Munchkins are docile and social and usually have no problem getting along with other cats and dogs in the household. However, Munchkins should be kept indoors only, which can be difficult in multi-pet families. In addition, Munchkins should not be kept with aggressive cats and dogs as they are less capable of quickly escaping dangerous situations.

In general, it is recommended to keep Munchkins with other cats because they are so social and playful.

As long as a multi-phase introduction is followed when getting your Munchkin to maximize the likelihood of pets accepting and getting along with each other. Generally, kittens cope better with introductions to a new household than adult cats who do not come from multi-pet homes.

Another important note to remember is that Munchkins are not as quick and agile as other cats and, therefore, will be less capable of escaping dangerous situations. They can not jump as high and do not always land on their feet after falling.

It is recommended to keep your Munchkins indoors only. This is something that can be challenging in a household with multiple dogs or children or a home where other cats are allowed outdoors. I recommend checking out this article for more information on why Munchkins should be kept indoors and safe ways to allow them outdoors.
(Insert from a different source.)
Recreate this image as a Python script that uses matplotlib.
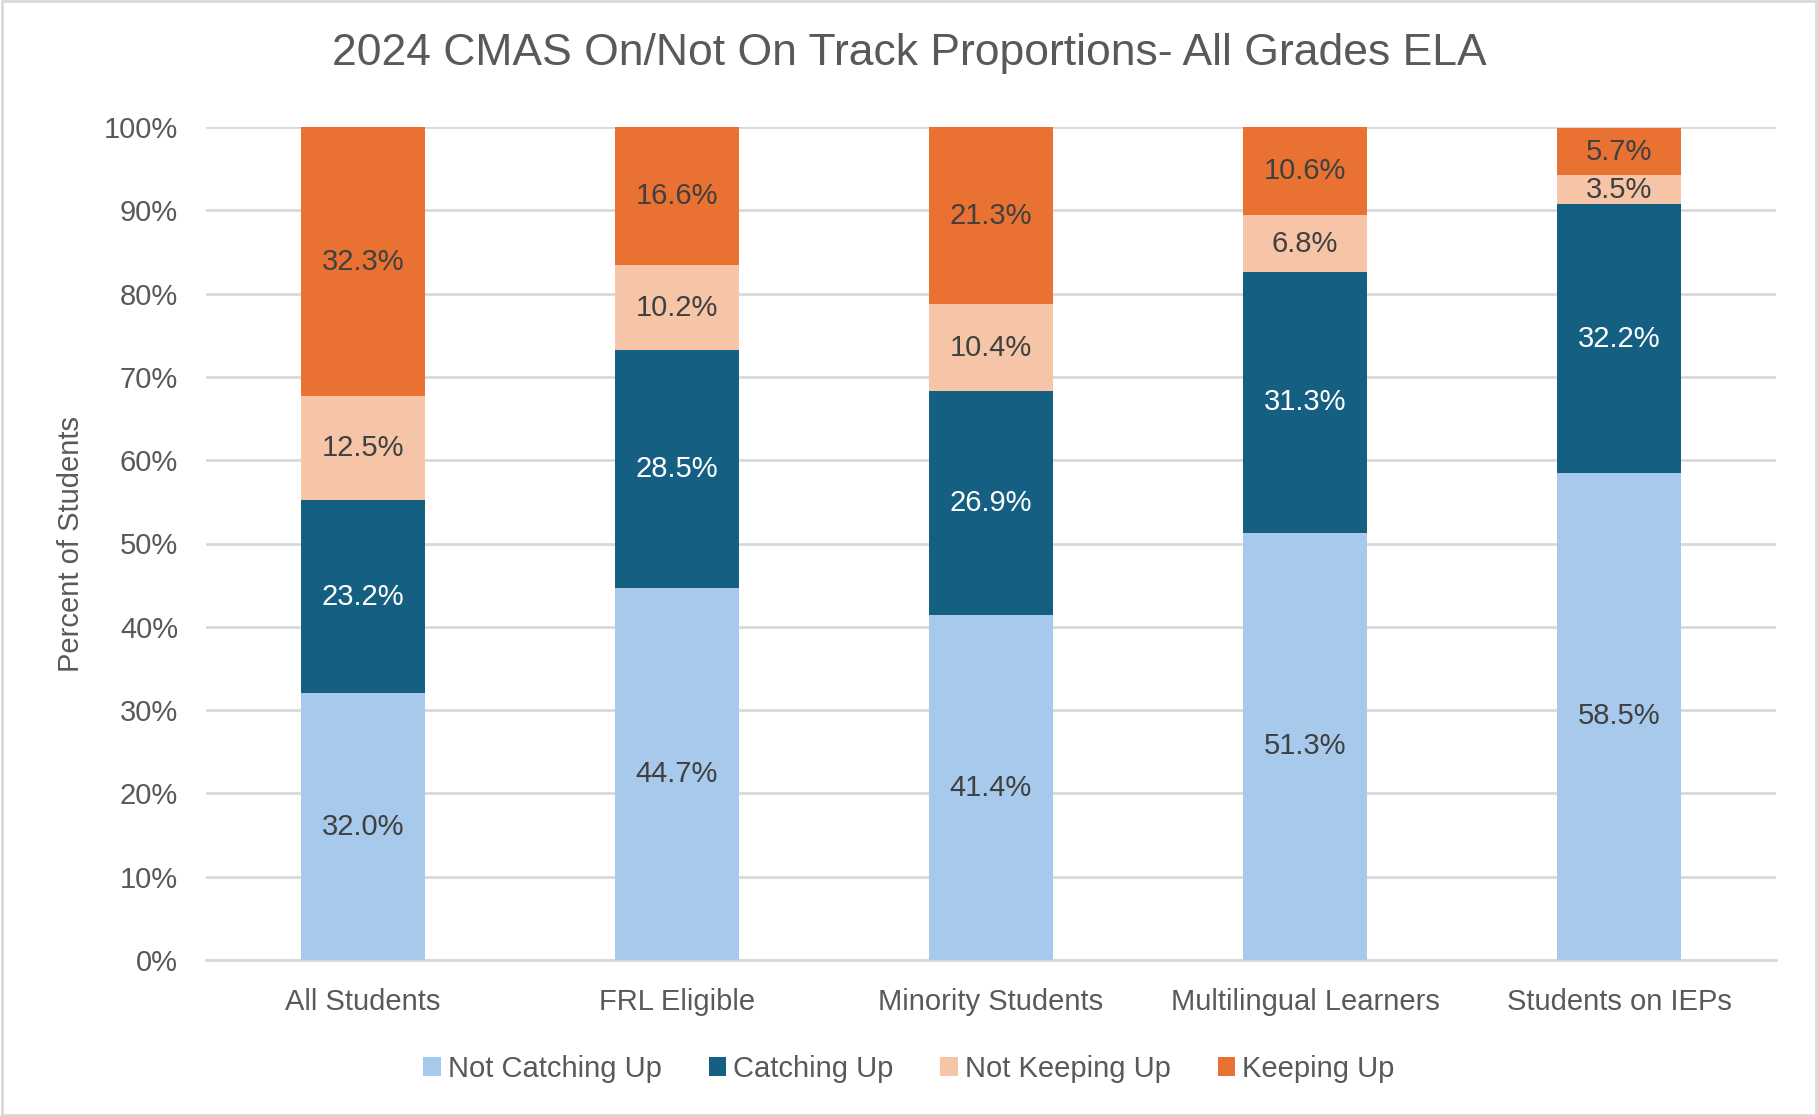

Munchkins need special litter boxes with a lower front and high sides – senior cat litter boxes work well. To read more about all the litter box considerations for Munchkins, please have a look at this article. Also, remember that the number of litter boxes in a multi-cat household should be the number of cats plus one.

Can Munchkin Be Kept Alone Or As The Only Pet?

Munchkins can be kept as single or only pets, provided that their owners are home most of the day and able to provide them with lots of attention.

Munchkins make good companions for the cat-loving elderly as long as they have access to lots of toys and areas to climb, such as a cat tree with a low entry or a window perch.

Similarly, Munchkins make great only pets for older children. As mentioned previously, younger children should be supervised as Munchkins are more prone to injuring their backs.

Environmental enrichment and stimulation are especially important for the Munchkin kept as an only pet. Because they need to be kept indoors and are so social and active by nature, their owners need to ensure that their Munchkin has ample opportunity to play to prevent behavioral disorders associated with boredom or frustration.

Cats kept as single pets are generally more prone to obesity due to being less active (less opportunity to play and chase) and also often being over-fed. Obesity can be detrimental to Munchkins due to their short legs and long backs.

Munchkins are prone to arthritis in their knees, elbows, and hips, and high body weight significantly exacerbates the progression of arthritis and subsequently arthritic pain.

So, as long as Munchkins that are kept as only pets are not overfed, kept active, and have ample opportunities to cuddle and play with their owners, they do exceptionally well kept as only pets.


Munchkins are social, docile, and playful and do great in homes with other pets and children. They can be kept as only pets as well, provided that their owners are able to provide them with ample attention and play-time.


Dr. Annerien de Villiers

Dr. Annerien de Villiers graduated as a veterinarian from the University of Pretoria in 2018. She has since worked full-time in clinical practice tending to all kinds of companion animals in general practice. Serving the human-animal bond with care and compassion and making accurate information accessible to pet owners is at the heart of her driving force as a veterinarian.